### [WHAT IS REQUIRED]
Without the pictures, extract every line from the start of the material to the line containing "import matplotlib.pyplot as plt", both ends included.

### [SOURCE DATA]

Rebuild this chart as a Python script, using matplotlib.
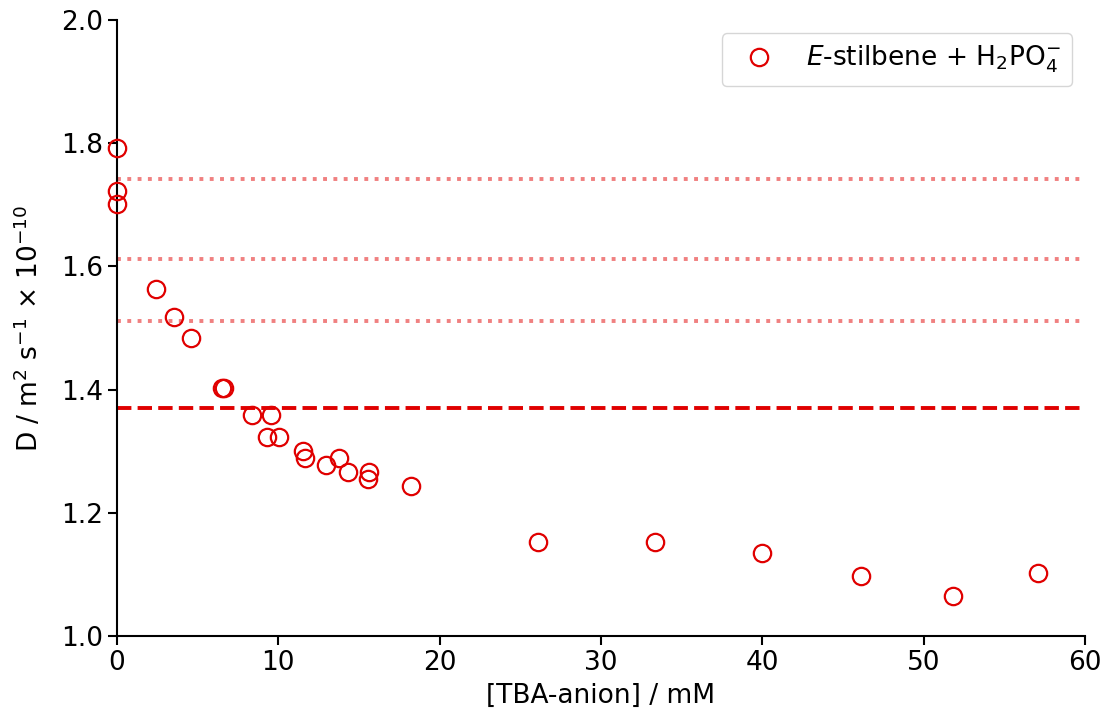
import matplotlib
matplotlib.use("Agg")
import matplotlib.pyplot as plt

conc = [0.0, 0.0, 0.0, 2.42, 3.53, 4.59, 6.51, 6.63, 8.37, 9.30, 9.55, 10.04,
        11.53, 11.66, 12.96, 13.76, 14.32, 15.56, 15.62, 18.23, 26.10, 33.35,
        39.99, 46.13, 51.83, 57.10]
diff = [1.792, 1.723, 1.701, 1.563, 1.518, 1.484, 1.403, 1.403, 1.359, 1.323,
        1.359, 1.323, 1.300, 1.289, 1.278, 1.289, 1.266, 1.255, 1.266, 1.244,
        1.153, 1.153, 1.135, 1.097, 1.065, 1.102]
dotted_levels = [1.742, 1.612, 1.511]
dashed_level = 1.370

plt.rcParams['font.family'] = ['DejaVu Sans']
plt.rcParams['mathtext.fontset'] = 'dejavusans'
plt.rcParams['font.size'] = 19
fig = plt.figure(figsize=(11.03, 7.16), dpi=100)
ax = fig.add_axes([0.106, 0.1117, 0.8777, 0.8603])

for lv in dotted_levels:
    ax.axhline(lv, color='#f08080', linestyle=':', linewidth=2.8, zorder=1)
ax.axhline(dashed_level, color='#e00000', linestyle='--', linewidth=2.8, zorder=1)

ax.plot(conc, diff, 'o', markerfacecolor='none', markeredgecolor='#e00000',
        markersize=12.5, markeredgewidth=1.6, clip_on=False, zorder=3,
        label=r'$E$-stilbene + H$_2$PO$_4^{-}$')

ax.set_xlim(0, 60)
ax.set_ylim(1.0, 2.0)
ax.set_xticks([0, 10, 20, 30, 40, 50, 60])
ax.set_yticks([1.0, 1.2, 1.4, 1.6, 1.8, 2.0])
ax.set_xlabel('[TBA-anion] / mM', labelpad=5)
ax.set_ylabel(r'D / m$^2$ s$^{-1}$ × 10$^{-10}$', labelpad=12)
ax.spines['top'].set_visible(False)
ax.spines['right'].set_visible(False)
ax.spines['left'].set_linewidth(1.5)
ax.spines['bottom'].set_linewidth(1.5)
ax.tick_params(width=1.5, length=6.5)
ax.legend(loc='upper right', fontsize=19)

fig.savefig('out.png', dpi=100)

### [EXPECTED ANSWER]
Rebuild this chart as a Python script, using matplotlib.
import matplotlib
matplotlib.use("Agg")
import matplotlib.pyplot as plt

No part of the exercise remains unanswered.